Manufacturing yields for any-layer HDI depend heavily on design quality. Well-designed boards achieve 75-80% yield; poorly optimized designs drop below 60%, making them economically unviable.

6. ELIC Technology: The Current Frontier

ELIC (Every Layer Interconnection Capable) technology represents the current peak of HDI evolution. The term comes from Japanese manufacturers who pioneered this approach for mobile devices requiring maximum functionality in minimum space. ELIC boards feature microvias that can span multiple layers in a single laser drilling operation, combined with any-layer interconnection capability.

What distinguishes ELIC from earlier any-layer designs is the process integration.

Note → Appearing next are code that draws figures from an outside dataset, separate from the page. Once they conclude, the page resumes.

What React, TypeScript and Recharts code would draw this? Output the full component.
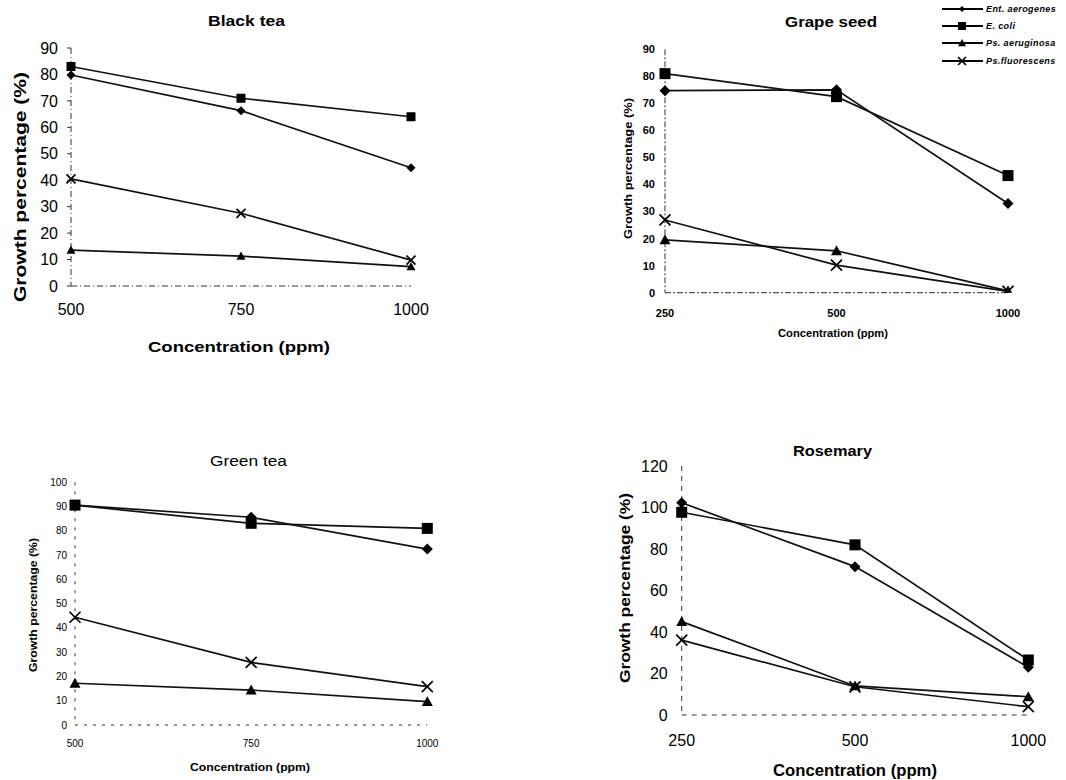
import React from 'react';
import { LineChart, Line, XAxis, YAxis, Legend } from 'recharts';

// ---------- data ----------
const SERIES_NAMES = ['Ent. aerogenes', 'E. coli', 'Ps. aeruginosa', 'Ps.fluorescens'];
const SERIES_KEYS = ['ent', 'coli', 'aer', 'flu'];
const SERIES_SHAPES = ['diamond', 'square', 'triangle', 'cross'];

const blackTeaConc = ['500', '750', '1000'];
const blackTeaEnt = [79.8, 66.3, 44.7];
const blackTeaColi = [83, 71, 64];
const blackTeaAer = [13.6, 11.3, 7.3];
const blackTeaFlu = [40.5, 27.5, 9.8];
const blackTeaTicks = [0, 10, 20, 30, 40, 50, 60, 70, 80, 90];

const grapeConc = ['250', '500', '1000'];
const grapeEnt = [74.7, 75, 33];
const grapeColi = [81, 72.5, 43.3];
const grapeAer = [19.5, 15.5, 0.7];
const grapeFlu = [26.9, 10.2, 0.5];
const grapeTicks = [0, 10, 20, 30, 40, 50, 60, 70, 80, 90];

const greenTeaConc = ['500', '750', '1000'];
const greenTeaEnt = [90.6, 85.6, 72.5];
const greenTeaColi = [90.6, 83.1, 81];
const greenTeaAer = [17.2, 14.4, 9.6];
const greenTeaFlu = [44.4, 25.8, 15.8];
const greenTeaTicks = [0, 10, 20, 30, 40, 50, 60, 70, 80, 90, 100];

const rosemaryConc = ['250', '500', '1000'];
const rosemaryEnt = [102.3, 71.5, 23];
const rosemaryColi = [97.7, 82, 26.5];
const rosemaryAer = [45, 14, 8.8];
const rosemaryFlu = [36.1, 13.6, 4];
const rosemaryTicks = [0, 20, 40, 60, 80, 100, 120];

const Y_LABEL = 'Growth percentage (%)';
const X_LABEL = 'Concentration (ppm)';

function buildRows(conc: string[], ent: number[], coli: number[], aer: number[], flu: number[]) {
  return conc.map((c, i) => ({ conc: c, ent: ent[i], coli: coli[i], aer: aer[i], flu: flu[i] }));
}

const FONT = '"Liberation Sans", Arial, sans-serif';
const W = 1066;
const H = 780;

// ---------- markers ----------
function Marker({ shape, cx, cy, size }: { shape: string; cx: number; cy: number; size: number }) {
  const s = size / 2;
  if (shape === 'diamond') {
    return <polygon points={`${cx},${cy - s} ${cx + s},${cy} ${cx},${cy + s} ${cx - s},${cy}`} fill="#000" />;
  }
  if (shape === 'square') {
    return <rect x={cx - s} y={cy - s} width={size} height={size} fill="#000" />;
  }
  if (shape === 'triangle') {
    return <polygon points={`${cx},${cy - s} ${cx + s},${cy + s * 0.8} ${cx - s},${cy + s * 0.8}`} fill="#000" />;
  }
  return (
    <g stroke="#000" strokeWidth={1.7}>
      <line x1={cx - s} y1={cy - s} x2={cx + s} y2={cy + s} />
      <line x1={cx - s} y1={cy + s} x2={cx + s} y2={cy - s} />
    </g>
  );
}

function makeDot(shape: string, size: number) {
  return (props: any) => {
    const { cx, cy, index } = props;
    if (cx == null || cy == null) return <g key={`d-${shape}-${index}`} />;
    return (
      <g key={`d-${shape}-${index}`}>
        <Marker shape={shape} cx={cx} cy={cy} size={size} />
      </g>
    );
  };
}

// ---------- legend ----------
function LegendContent() {
  return (
    <div style={{ fontFamily: FONT, fontSize: 9, fontStyle: 'italic', fontWeight: 700, color: '#000' }}>
      {SERIES_NAMES.map((name, i) => (
        <div key={name} style={{ display: 'flex', alignItems: 'center', height: 17.4, whiteSpace: 'nowrap' }}>
          <svg width={41} height={10} style={{ display: 'block' }}>
            <line x1={0} y1={5} x2={41} y2={5} stroke="#000" strokeWidth={2} />
            <Marker shape={SERIES_SHAPES[i]} cx={20} cy={5} size={i === 0 ? 6 : 8} />
          </svg>
          <span style={{ marginLeft: 3, letterSpacing: 0.4 }}>{name}</span>
        </div>
      ))}
    </div>
  );
}

// ---------- panel ----------
type PanelProps = {
  rows: any[];
  plot: { x1: number; y1: number; x2: number; y2: number };
  yDomain: [number, number];
  yTicks: number[];
  tickFont: number;
  tickWeight: number | string;
  yTickMargin: number;
  xTickMargin: number;
  markerSize: number;
  yTickLine: boolean;
  axisDash: string;
  legend?: boolean;
};

function Panel(p: PanelProps) {
  const yAxisWidth = 60;
  const xAxisHeight = 40;
  const margin = {
    left: p.plot.x1 - yAxisWidth,
    top: p.plot.y1,
    right: W - p.plot.x2,
    bottom: H - p.plot.y2 - xAxisHeight,
  };
  const tickStyle = { fontFamily: FONT, fontSize: p.tickFont, fontWeight: p.tickWeight as any, fill: '#000' };
  return (
    <div style={{ position: 'absolute', left: 0, top: 0, width: W, height: H }}>
      <LineChart width={W} height={H} data={p.rows} margin={margin}>
        <XAxis
          dataKey="conc"
          type="category"
          scale="point"
          padding={{ left: 0, right: 0 }}
          height={xAxisHeight}
          axisLine={{ stroke: '#333', strokeDasharray: p.axisDash }}
          tickLine={false}
          tickSize={4}
          tickMargin={p.xTickMargin}
          tick={tickStyle}
          interval={0}
        />
        <YAxis
          type="number"
          width={yAxisWidth}
          domain={p.yDomain}
          ticks={p.yTicks}
          allowDataOverflow
          axisLine={{ stroke: '#333', strokeDasharray: p.axisDash }}
          tickLine={p.yTickLine ? { stroke: '#333' } : false}
          tickSize={4}
          tickMargin={p.yTickMargin}
          tick={tickStyle}
          interval={0}
        />
        {SERIES_KEYS.map((k, i) => (
          <Line
            key={k}
            dataKey={k}
            name={SERIES_NAMES[i]}
            type="linear"
            stroke="#111"
            strokeWidth={1.7}
            dot={makeDot(SERIES_SHAPES[i], p.markerSize)}
            activeDot={false}
            isAnimationActive={false}
          />
        ))}
        {p.legend && (
          <Legend
            layout="vertical"
            align="center"
            verticalAlign="middle"
            wrapperStyle={{ left: 942, top: 0, width: 124 }}
            content={() => <LegendContent />}
          />
        )}
      </LineChart>
    </div>
  );
}

// ---------- texts ----------
type TextSpec = { text: string; x: number; y: number; size: number; len: number; weight: number | string; rotate?: boolean };

const TEXTS: TextSpec[] = [
  { text: 'Black tea', x: 246.5, y: 20.5, size: 15, len: 77, weight: 700 },
  { text: Y_LABEL, x: 20, y: 187, size: 17, len: 230, weight: 700, rotate: true },
  { text: X_LABEL, x: 239, y: 346, size: 15, len: 182, weight: 700 },

  { text: 'Grape seed', x: 831, y: 21, size: 15, len: 92, weight: 700 },
  { text: Y_LABEL, x: 628, y: 168.5, size: 10.5, len: 141, weight: 700, rotate: true },
  { text: X_LABEL, x: 833, y: 333, size: 10, len: 110, weight: 700 },

  { text: 'Green tea', x: 248.5, y: 460, size: 15, len: 77, weight: 400 },
  { text: Y_LABEL, x: 33, y: 605, size: 10.5, len: 134, weight: 700, rotate: true },
  { text: X_LABEL, x: 250, y: 767, size: 10.5, len: 120, weight: 700 },

  { text: 'Rosemary', x: 832.5, y: 451, size: 14, len: 79, weight: 700 },
  { text: Y_LABEL, x: 624.5, y: 588, size: 15.5, len: 190, weight: 700, rotate: true },
  { text: X_LABEL, x: 855, y: 770, size: 16, len: 164, weight: 700 },
];

function Texts() {
  return (
    <svg width={W} height={H} style={{ position: 'absolute', left: 0, top: 0, pointerEvents: 'none' }}>
      {TEXTS.map((t, i) => (
        <text
          key={i}
          x={t.x}
          y={t.y}
          textAnchor="middle"
          dominantBaseline="central"
          fontFamily={FONT}
          fontSize={t.size}
          fontWeight={t.weight}
          fill="#000"
          textLength={t.len}
          lengthAdjust="spacingAndGlyphs"
          transform={t.rotate ? `rotate(-90 ${t.x} ${t.y})` : undefined}
        >
          {t.text}
        </text>
      ))}
    </svg>
  );
}

export default function App() {
  const blackRows = buildRows(blackTeaConc, blackTeaEnt, blackTeaColi, blackTeaAer, blackTeaFlu);
  const grapeRows = buildRows(grapeConc, grapeEnt, grapeColi, grapeAer, grapeFlu);
  const greenRows = buildRows(greenTeaConc, greenTeaEnt, greenTeaColi, greenTeaAer, greenTeaFlu);
  const rosemaryRows = buildRows(rosemaryConc, rosemaryEnt, rosemaryColi, rosemaryAer, rosemaryFlu);

  return (
    <div style={{ position: 'absolute', left: 0, top: 0, width: W, height: H, background: '#fff', overflow: 'hidden' }}>
      <Panel
        rows={blackRows}
        plot={{ x1: 71, y1: 48, x2: 411, y2: 286 }}
        yDomain={[0, 90]}
        yTicks={blackTeaTicks}
        tickFont={16}
        tickWeight={400}
        yTickMargin={9}
        xTickMargin={14}
        markerSize={9}
        yTickLine={true}
        axisDash="6 3 1 3"
      />
      <Panel
        rows={grapeRows}
        plot={{ x1: 665, y1: 49.3, x2: 1008, y2: 292.7 }}
        yDomain={[0, 90]}
        yTicks={grapeTicks}
        tickFont={11}
        tickWeight={700}
        yTickMargin={6}
        xTickMargin={12}
        markerSize={11}
        yTickLine={false}
        axisDash="6 2 2 2"
        legend
      />
      <Panel
        rows={greenRows}
        plot={{ x1: 75, y1: 482.3, x2: 427.3, y2: 725 }}
        yDomain={[0, 100]}
        yTicks={greenTeaTicks}
        tickFont={10}
        tickWeight={400}
        yTickMargin={4}
        xTickMargin={11}
        markerSize={11}
        yTickLine={false}
        axisDash="3 6"
      />
      <Panel
        rows={rosemaryRows}
        plot={{ x1: 681.7, y1: 466, x2: 1028.3, y2: 715 }}
        yDomain={[0, 120]}
        yTicks={rosemaryTicks}
        tickFont={16}
        tickWeight={400}
        yTickMargin={10}
        xTickMargin={16}
        markerSize={11}
        yTickLine={false}
        axisDash="5 5"
      />
      <Texts />
    </div>
  );
}
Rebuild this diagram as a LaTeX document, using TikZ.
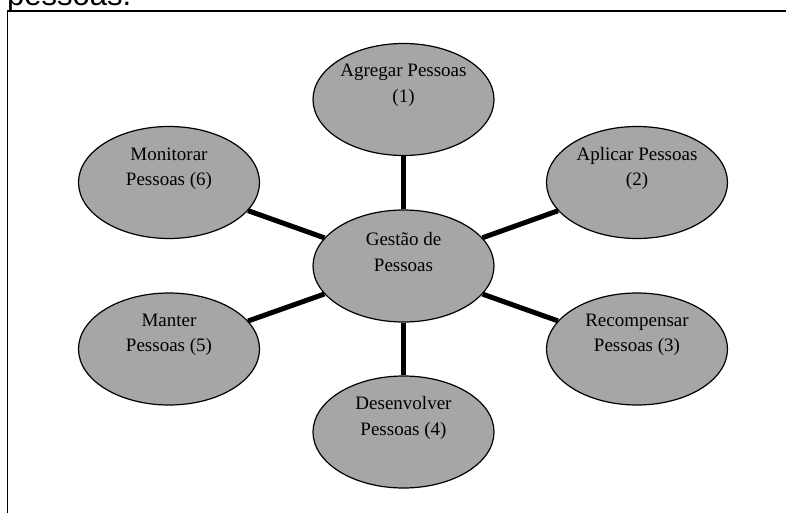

We use conformal via filling methods that allow reliable stacking to three or four microvia levels, compared to the two-level limit in conventional Type III HDI. This enables routing density that previously required coreless substrates or IC packaging technologies.

In our recent project for a flagship smartphone camera module, ELIC technology allowed us to integrate image sensor, ISP, power management, and RF front-end onto a single 0.8mm thick board. The equivalent conventional HDI design would have required two separate boards or a package-on-package approach, both adding thickness and cost.

ELIC manufacturing requirements:

• Modified dielectric materials with improved laser drill quality
• Advanced via fill processes (copper paste or electroless plating)
• Micro-sections and X-ray inspection for every batch
• Design rules typically at 30/30 micron trace/space or finer

The economics of ELIC currently limit it to high-value applications. We’re seeing adoption in premium smartphones, professional cameras, advanced medical devices, and aerospace systems where performance justifies the 2-3x cost premium over standard Type III HDI.

7. Comparing HDI Generations

The technology progression isn’t just about smaller features—each generation enables different product architectures. Type I suits designs where component placement can be optimized around routing constraints. Type II and III enable dense component placement that drives board size reduction. Any-layer and ELIC technologies support ultra-high-speed signals and complex functionality integration that would otherwise require multiple boards or package-level solutions.

8. Choosing the Right HDI Generation

The decision framework we use with clients starts with the component pitch of the finest BGA in the design. For 0.4mm and above, Type II usually provides the best cost-performance balance unless board space is severely constrained. Between 0.35-0.4mm, Type III becomes necessary for reliable escape routing. Below 0.35mm pitch, you’re typically looking at any-layer or ELIC technology.Signal integrity requirements often force the technology choice regardless of density. When we design boards with 56G PAM4 signals for data center applications, any-layer via architecture is essential to maintain controlled impedance and minimize stub lengths. The tighter via routing tolerance and ability to place vias precisely on the signal path outweighs the cost consideration.

Manufacturing ecosystem availability matters too. Type I and II HDI are widely available from numerous manufacturers globally. Type III narrows the supplier base significantly, while ELIC currently limits you to a handful of advanced manufacturers primarily in Asia. For products requiring multi-source manufacturing strategies, this reality may dictate settling for a less advanced HDI type even if the design could benefit from higher technology.

Project timeline also influences the decision. Type I HDI designs typically require 8-10 weeks from finalization to first articles. Type III extends this to 10-12 weeks, while ELIC can require 12-14 weeks due to the additional process validation and inspection requirements. If time-to-market is critical, a less advanced HDI type with proven manufacturing flow may outweigh the technical advantages of cutting-edge technology.
From our experience, about 60% of HDI designs could move down one technology generation with thoughtful component selection and placement optimization, reducing costs by 20-40% without compromising functionality. The remaining 40% genuinely require the advanced technology for reasons of physics—signal integrity, thermal management, or dimensional constraints that can’t be designed around.